KIDDIELAND TESTING PARK
Though hand-carved carrousels the signature of the Allan Herschell Company for decades, by the 1950s small metal rides for children had become a top seller. The company created and sold "Kiddielands" all across the United States. Our outdoor area features four refurbished kiddie rides; Pony Cart, Wet Boats, Auto Ride, and The Helicopters, from the factory’s baby boom era. While it is outside of the museum building, our Kiddieland Testing Park is an interactive exhibit that is included with museum admission. Please look to our hours and admissions page for our seasonal dates and hours of operation.

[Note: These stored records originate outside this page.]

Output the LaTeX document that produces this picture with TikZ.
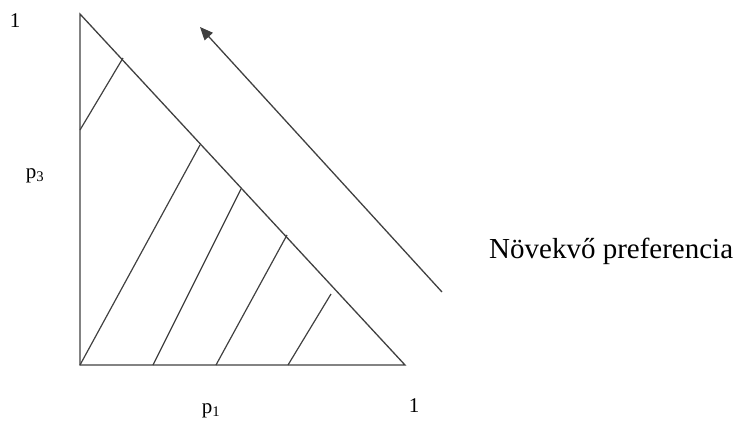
\documentclass[tikz,border=0pt]{standalone}
\usepackage{fontspec}
\setmainfont{Liberation Serif}
\usepackage{tikz}
\usetikzlibrary{arrows.meta}

\begin{document}
\begin{tikzpicture}[
  x=1pt, y=-1pt,
  ln/.style={draw=black!75, line width=1.3pt},
  hatch/.style={draw=black!75, line width=1.2pt},
  arr/.style={-{Triangle[length=13pt,width=11pt]}, draw=black!75, line width=1.3pt},
  lbl/.style={font=\fontsize{21}{24}\selectfont, inner sep=0pt},
  big/.style={font=\fontsize{29}{34}\selectfont, inner sep=0pt}]

\useasboundingbox (0,0) rectangle (745,424);

%% Simplex corners
\coordinate (top)   at (80,14);
\coordinate (orig)  at (80,365);
\coordinate (right) at (405,365);

%% Triangle
\draw[ln] (top) -- (orig) -- (right) -- cycle;

%% Indifference lines
\foreach \xa/\ya/\xb/\yb in {80/130/123/58, 80/365/200/145, 153/365/241/189,
                             216/365/287/235, 288/365/331/294}{
  \draw[hatch] (\xa,\ya) -- (\xb,\yb);
}

%% Direction of preference
\coordinate (tail) at (442,292);
\coordinate (tip)  at (200,27);
\draw[arr] (tail) -- (tip);

%% Labels
\node[lbl] (onetop)  at (15,21)  {1};
\node[lbl] (pthree)  at (35,176) {p\textsubscript{3}};
\node[lbl] (pone)    at (211,411) {p\textsubscript{1}};
\node[lbl] (oneright) at (414,406) {1};
\node[big, anchor=base west] (pref) at (489,258) {Növekvő preferencia};
\end{tikzpicture}
\end{document}
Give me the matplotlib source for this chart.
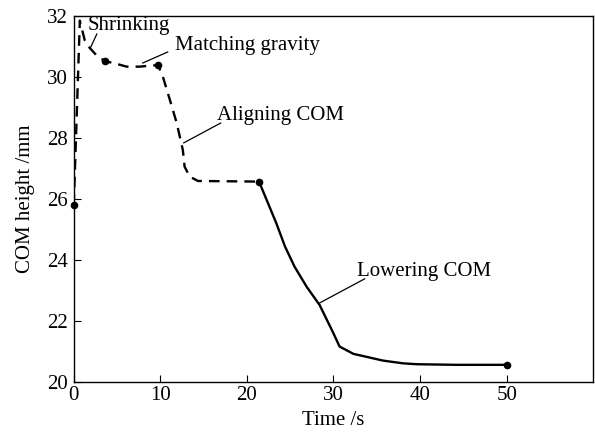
import matplotlib
matplotlib.use("Agg")
import matplotlib.pyplot as plt

plt.rcParams['font.family'] = ['Liberation Serif', 'DejaVu Serif']
plt.rcParams['mathtext.fontset'] = 'stix'

# Dashed phase (shrinking, matching gravity, aligning COM)
t_dash = [0.0, 0.7, 1.27, 1.85, 2.6, 3.58, 4.7, 6.1, 7.6, 8.8, 9.74,
          10.3, 11.1, 11.9, 12.6, 12.8, 13.4, 14.35, 21.4]
h_dash = [25.8, 31.85, 31.2, 30.95, 30.72, 30.52, 30.45, 30.34, 30.34, 30.37, 30.39,
          30.0, 29.25, 28.48, 27.6, 27.06, 26.73, 26.59, 26.57]

# Solid phase (lowering COM)
t_solid = [21.4, 23.4, 24.4, 25.5, 26.9, 28.4, 29.9, 30.7, 32.3, 35.7, 38.0, 39.6, 44.2, 50.0]
h_solid = [26.57, 25.2, 24.44, 23.78, 23.12, 22.52, 21.65, 21.16, 20.92, 20.70, 20.61, 20.58, 20.56, 20.56]

# Key points (markers)
t_marks = [0.0, 3.58, 9.74, 21.4, 50.0]
h_marks = [25.8, 30.52, 30.39, 26.57, 20.56]

x_ticks = [0, 10, 20, 30, 40, 50]
y_ticks = [20, 22, 24, 26, 28, 30, 32]

labels = ["Shrinking", "Matching gravity", "Aligning COM", "Lowering COM"]
label_pos = [(1.62, 31.54), (11.66, 30.89), (16.51, 28.59), (32.68, 23.48)]
leader_start = [(2.66, 31.41), (10.85, 30.82), (16.97, 28.49), (33.6, 23.38)]
leader_end = [(1.96, 30.98), (7.97, 30.46), (12.7, 27.84), (28.4, 22.59)]

fig = plt.figure(figsize=(5.95, 4.33), dpi=100)
ax = fig.add_axes([0.124, 0.118, 0.873, 0.845])

ax.plot(t_dash, h_dash, color='black', lw=1.7, linestyle=(0, (4.5, 3)))
ax.plot(t_solid, h_solid, color='black', lw=1.7, linestyle='-')
ax.plot(t_marks, h_marks, 'o', color='black', markersize=4.5, clip_on=False, zorder=5)

for lab, (tx, ty), (sx, sy), (ex, ey) in zip(labels, label_pos, leader_start, leader_end):
    ax.text(tx, ty, lab, fontsize=15, ha='left', va='baseline')
    ax.plot([sx, ex], [sy, ey], color='black', lw=0.9)

ax.set_xlim(0, 60)
ax.set_ylim(20, 32)
ax.set_xticks(x_ticks)
ax.set_yticks(y_ticks)
ax.tick_params(direction='in', length=5, width=0.8, labelsize=15,
               top=False, right=False, pad=3)
ax.tick_params(axis='y', pad=4)
ax.set_xlabel("Time /s", fontsize=15, labelpad=4)
ax.set_ylabel("COM height /mm", fontsize=15, labelpad=9)
for s in ax.spines.values():
    s.set_linewidth(1.0)

fig.savefig("out.png", dpi=100)
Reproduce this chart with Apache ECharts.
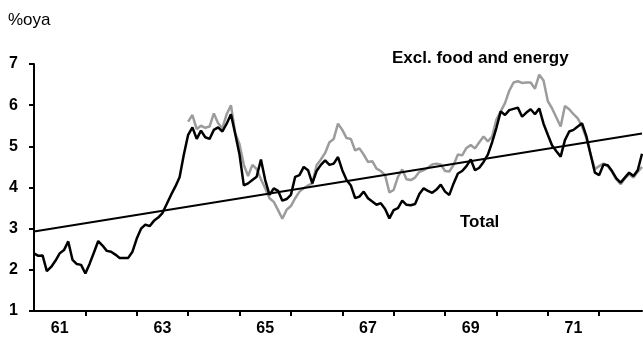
<!DOCTYPE html>
<html>
<head>
<meta charset="utf-8">
<script src="https://cdn.jsdelivr.net/npm/echarts@6/dist/echarts.min.js"></script>
<style>
  html, body { margin: 0; padding: 0; background: #fff; }
  #chart { width: 643px; height: 337px; }
</style>
</head>
<body>
<div id="chart"></div>
<script>
// Monthly inflation, % over year ago, Jan 1961 - Nov 1972
const years = ['61', '62', '63', '64', '65', '66', '67', '68', '69', '70', '71', '72'];
const monthsInLastYear = 11;
const yearLabels = ['61', '63', '65', '67', '69', '71'];
const yTicks = [1, 2, 3, 4, 5, 6, 7];

const total = [
  2.40, 2.34, 2.35, 1.97, 2.07, 2.22, 2.40, 2.48, 2.69, 2.24, 2.14, 2.12,
  1.91, 2.15, 2.42, 2.70, 2.59, 2.46, 2.44, 2.37, 2.29, 2.29, 2.29, 2.44,
  2.76, 3.00, 3.10, 3.06, 3.19, 3.27, 3.38, 3.60, 3.82, 4.02, 4.25, 4.80,
  5.28, 5.46, 5.18, 5.38, 5.22, 5.18, 5.40, 5.46, 5.36, 5.55, 5.78, 5.30,
  4.80, 4.05, 4.10, 4.18, 4.26, 4.68, 4.18, 3.82, 3.98, 3.92, 3.68, 3.72,
  3.82, 4.26, 4.30, 4.50, 4.42, 4.10, 4.40, 4.55, 4.66, 4.55, 4.58, 4.74,
  4.42, 4.18, 4.05, 3.74, 3.78, 3.90, 3.74, 3.66, 3.58, 3.62, 3.48, 3.25,
  3.45, 3.50, 3.68, 3.58, 3.57, 3.60, 3.84, 3.98, 3.92, 3.87, 3.95, 4.07,
  3.90, 3.82, 4.10, 4.34, 4.40, 4.52, 4.68, 4.42, 4.48, 4.62, 4.80, 5.10,
  5.45, 5.85, 5.76, 5.88, 5.91, 5.94, 5.72, 5.82, 5.90, 5.78, 5.92, 5.55,
  5.28, 5.02, 4.88, 4.75, 5.15, 5.36, 5.40, 5.48, 5.56, 5.25, 4.80, 4.36,
  4.30, 4.56, 4.54, 4.40, 4.22, 4.12, 4.24, 4.36, 4.28, 4.42, 4.82
];

// Core measure starts in Jan 1964
const coreStart = 36;
const exFoodEnergy = [
  5.60, 5.76, 5.42, 5.50, 5.45, 5.48, 5.80, 5.56, 5.44, 5.78, 6.00, 5.32,
  5.05, 4.55, 4.28, 4.55, 4.45, 4.20, 3.98, 3.74, 3.65, 3.45, 3.24, 3.46,
  3.55, 3.74, 3.90, 3.98, 4.05, 4.10, 4.54, 4.68, 4.84, 5.10, 5.18, 5.55,
  5.40, 5.20, 5.18, 4.90, 4.95, 4.80, 4.62, 4.64, 4.46, 4.40, 4.30, 3.88,
  3.94, 4.26, 4.44, 4.20, 4.18, 4.24, 4.38, 4.42, 4.48, 4.56, 4.58, 4.56,
  4.40, 4.39, 4.55, 4.80, 4.78, 4.96, 5.03, 4.95, 5.10, 5.24, 5.12, 5.24,
  5.65, 5.85, 6.05, 6.35, 6.55, 6.58, 6.54, 6.55, 6.55, 6.40, 6.74, 6.60,
  6.10, 5.92, 5.70, 5.48, 5.98, 5.90, 5.78, 5.68, 5.48, 5.20, 4.80, 4.45,
  4.52, 4.58, 4.52, 4.38, 4.20, 4.08, 4.22, 4.32, 4.24, 4.38, 4.50
];

// Straight trend line: start and end values
const trendStart = 2.93;
const trendEnd = 5.31;

// Build month categories
const categories = [];
years.forEach((y, k) => {
  const n = k === years.length - 1 ? monthsInLastYear : 12;
  for (let m = 1; m <= n; m++) categories.push(y + '-' + String(m).padStart(2, '0'));
});

const coreSeries = categories.map((_, i) => (i < coreStart ? null : exFoodEnergy[i - coreStart]));
const trendSeries = categories.map((_, i) =>
  i === 0 ? trendStart : (i === categories.length - 1 ? trendEnd : null));

const FONT = '"Liberation Sans", Arial, sans-serif';

const chart = echarts.init(document.getElementById('chart'), null, { renderer: 'canvas' });
chart.setOption({
  animation: false,
  backgroundColor: '#ffffff',
  grid: { left: 34, right: 1, top: 64, bottom: 23 },
  xAxis: {
    type: 'category',
    data: categories,
    boundaryGap: false,
    axisLine: { show: true, lineStyle: { color: '#000', width: 2 } },
    axisTick: {
      show: true,
      length: 5,
      lineStyle: { color: '#000', width: 2 },
      interval: (idx) => idx > 0 && idx % 12 === 0
    },
    axisLabel: {
      show: true,
      margin: 10,
      color: '#000',
      fontFamily: FONT,
      fontWeight: 'bold',
      fontSize: 16,
      interval: (idx, val) => idx % 12 === 6 && yearLabels.includes(val.slice(0, 2)),
      formatter: (val) => val.slice(0, 2)
    },
    splitLine: { show: false }
  },
  yAxis: {
    type: 'value',
    min: yTicks[0],
    max: yTicks[yTicks.length - 1],
    interval: 1,
    axisLine: { show: true, lineStyle: { color: '#000', width: 2 } },
    axisTick: { show: true, length: 5, lineStyle: { color: '#000', width: 2 } },
    axisLabel: {
      margin: 16,
      color: '#000',
      fontFamily: FONT,
      fontWeight: 'bold',
      fontSize: 16
    },
    splitLine: { show: false }
  },
  series: [
    {
      name: 'Excl. food and energy',
      type: 'line',
      data: coreSeries,
      symbol: 'none',
      lineStyle: { color: '#9c9c9c', width: 2.5 },
      z: 2
    },
    {
      name: 'Total',
      type: 'line',
      data: total,
      symbol: 'none',
      lineStyle: { color: '#000000', width: 2.5 },
      z: 3
    },
    {
      name: 'Trend',
      type: 'line',
      data: trendSeries,
      connectNulls: true,
      symbol: 'none',
      lineStyle: { color: '#000000', width: 2 },
      z: 4
    }
  ],
  graphic: [
    {
      type: 'text',
      left: 8,
      top: 12,
      style: { text: '%oya', fill: '#000', font: '17px ' + FONT }
    },
    {
      type: 'text',
      left: 392,
      top: 50,
      style: { text: 'Excl. food and energy', fill: '#000', font: 'bold 17px ' + FONT }
    },
    {
      type: 'text',
      left: 460,
      top: 214,
      style: { text: 'Total', fill: '#000', font: 'bold 17px ' + FONT }
    }
  ]
});
</script>
</body>
</html>
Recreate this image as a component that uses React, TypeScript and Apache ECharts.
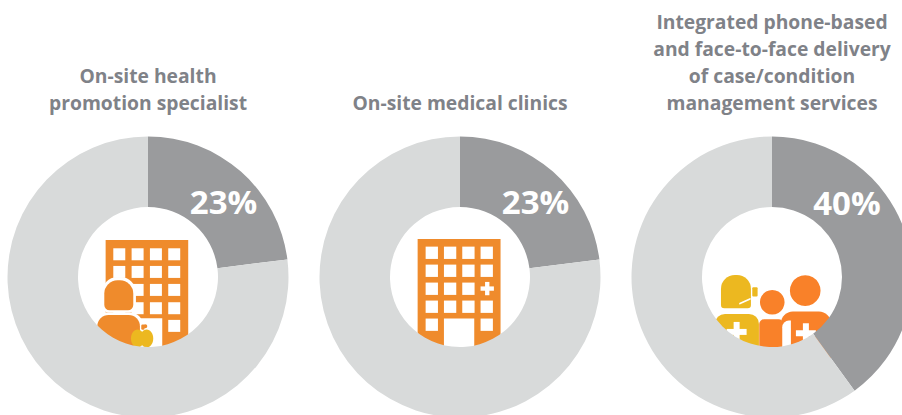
import React, { useEffect, useRef } from "react";
import * as echarts from "echarts";

const titles = [
  "On-site health\npromotion specialist",
  "On-site medical clinics",
  "Integrated phone-based\nand face-to-face delivery\nof case/condition\nmanagement services",
];
const shares = [23, 23, 40];
const labels = ["23%", "23%", "40%"];

const CX = [148, 460, 772];
const CY = 277;
const GREY = "#9a9b9d";
const LIGHT = "#d8dada";
const TEXT = "#7f8288";
const ORANGE = "#ef8b2c";
const ORANGE2 = "#f98129";
const YELLOW = "#ecb820";
const WHITE = "#ffffff";

const rect = (x: number, y: number, w: number, h: number, fill: string, r: any = 0) => ({
  type: "rect", silent: true, shape: { x, y, width: w, height: h, r }, style: { fill },
});
const circle = (cx: number, cy: number, r: number, fill: string) => ({
  type: "circle", silent: true, shape: { cx, cy, r }, style: { fill },
});
const ellipse = (cx: number, cy: number, rx: number, ry: number, fill: string) => ({
  type: "ellipse", silent: true, shape: { cx, cy, rx, ry }, style: { fill },
});
const plus = (cx: number, cy: number, arm: number, t: number, fill: string) => [
  rect(cx - arm, cy - t / 2, arm * 2, t, fill),
  rect(cx - t / 2, cy - arm, t, arm * 2, fill),
];
const group = (x: number, y: number, children: any[]) => ({
  type: "group", x, y, scaleX: 1 / 3, scaleY: 1 / 3, children,
});

const icon1 = () => {
  const kids: any[] = [rect(107, 120, 248, 340, ORANGE)];
  [145, 198, 252, 307].forEach((y) =>
    [130, 185, 240, 295].forEach((x) => kids.push(rect(x, y, 36, 36, WHITE)))
  );
  kids.push(rect(295, 360, 36, 36, WHITE));
  kids.push(rect(200, 355, 77, 110, WHITE));
  kids.push(rect(96, 232, 102, 106, WHITE, [45, 45, 20, 20]));
  kids.push(rect(103, 241, 87, 90, ORANGE, [40, 40, 16, 16]));
  kids.push(rect(74, 337, 145, 130, WHITE, [40, 40, 0, 0]));
  kids.push(rect(82, 345, 128, 120, ORANGE, [34, 34, 0, 0]));
  kids.push(ellipse(203, 416, 20, 27, YELLOW));
  kids.push(ellipse(230, 416, 20, 27, YELLOW));
  kids.push(rect(214, 374, 10, 16, ORANGE, 4));
  kids.push(ellipse(226, 379, 6, 6, ORANGE));
  return group(70, 200, kids);
};

const icon2 = () => {
  const kids: any[] = [rect(98, 117, 249, 340, ORANGE)];
  [140, 194, 248, 302].forEach((y) =>
    [122, 177, 232, 287].forEach((x) => {
      if (!(y === 248 && x === 287)) kids.push(rect(x, y, 37, 37, WHITE));
    })
  );
  kids.push(...plus(307, 266, 20, 13, WHITE));
  kids.push(rect(122, 356, 37, 37, WHITE));
  kids.push(rect(287, 356, 37, 37, WHITE));
  kids.push(rect(177, 356, 91, 110, WHITE));
  return group(385, 200, kids);
};

const icon3 = () => {
  const kids: any[] = [
    rect(78, 75, 90, 100, YELLOW, [42, 42, 10, 10]),
    rect(172, 112, 16, 28, YELLOW, 3),
    {
      type: "line", silent: true,
      shape: { x1: 135, y1: 161, x2: 165, y2: 147 },
      style: { stroke: WHITE, lineWidth: 5, lineCap: "round" },
    },
    rect(60, 192, 132, 140, YELLOW, [30, 30, 0, 0]),
    ...plus(125, 246, 30, 18, WHITE),
    circle(232, 157, 37, ORANGE2),
    rect(193, 208, 72, 110, ORANGE2, [14, 14, 0, 0]),
    circle(331, 122, 46, ORANGE2),
    rect(258, 185, 150, 140, ORANGE2, [36, 36, 0, 0]),
    rect(262, 212, 26, 110, WHITE, [20, 0, 0, 0]),
    ...plus(333, 250, 30, 18, WHITE),
  ];
  return group(695, 250, kids);
};

// Each title's last line sits on the same baseline
const titleLine = 27;
const titleBottom = 116;

export default function App() {
  const ref = useRef<HTMLDivElement>(null);
  useEffect(() => {
    document.body.style.margin = "0";
    document.body.style.overflow = "hidden";
    const chart = echarts.init(ref.current!, null, { renderer: "svg" });
    const labelOffsets = [[4, 6], [4, 6], [-28, -41]];
    chart.setOption({
      animation: false,
      backgroundColor: "#ffffff",
      title: titles.map((t, i) => ({
        text: t,
        left: CX[i],
        top: titleBottom - t.split("\n").length * titleLine,
        textAlign: "center",
        padding: 0,
        itemGap: 0,
        textStyle: {
          fontFamily: "'Open Sans'",
          fontWeight: 700,
          fontSize: 19.3,
          lineHeight: titleLine,
          color: TEXT,
        },
      })),
      series: shares.map((v, i) => ({
        type: "pie",
        silent: true,
        center: [CX[i], CY],
        radius: [70, 140.5],
        startAngle: 90,
        clockwise: true,
        z: 2,
        labelLine: { show: false },
        data: [
          {
            value: v,
            itemStyle: { color: GREY },
            label: {
              show: true,
              position: "inside",
              formatter: labels[i],
              offset: labelOffsets[i],
              color: "#ffffff",
              fontFamily: "'Open Sans'",
              fontWeight: 700,
              fontSize: 33,
            },
          },
          { value: 100 - v, itemStyle: { color: LIGHT }, label: { show: false } },
        ],
      })),
      graphic: { elements: [icon1(), icon2(), icon3()] },
    });
    return () => chart.dispose();
  }, []);
  return <div ref={ref} style={{ width: 902, height: 415 }} />;
}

"The Allan Herschell Carrousel Factory achieves significance as one of only two surviving manufacturing complexes associated with the production of carousels during the late nineteenth and early twentieth centuries. With its architectural integrity intact, the factory is a unique link with this bygone industry, which once provided one of America’s favorite forms of recreation."
-The National Register of Historic Sites, 1985
The complex, which is listed on both the New York State and National Registers of Historic Sites, is a series of seven interconnected structures which once housed all of the manufacturing components of the Allan Herschell Company. Allan Herschell purchased the building in 1915, the building was home to a large carving shop, a paint shop, a storage area, an upholstery shop, a machine shop, and a roundhouse where carousels were assembled and tested before shipping.
WURLITZER MUSIC ROLL DEPARTMENT
The still-operational equipment in this exhibit demonstrates the production of paper music rolls. Band organs use these rolls to produce universally recognized sound of an carousel. The Wurlitzer Music Roll Department includes over 1600 hand-punched original master music rolls dating back to the turn of the century.
THE BAND ORGANS
All of the American-made band organs were produced in North Tonawanda (with few individual exceptions), from 1893 until 1945. Our collection includes: The Artizan “Style D”, The Wurlitzer Style 125 Military Band Organ, The Wurlitzer Style 146 Orchestral Organ, and The Wurlitzer Caliola.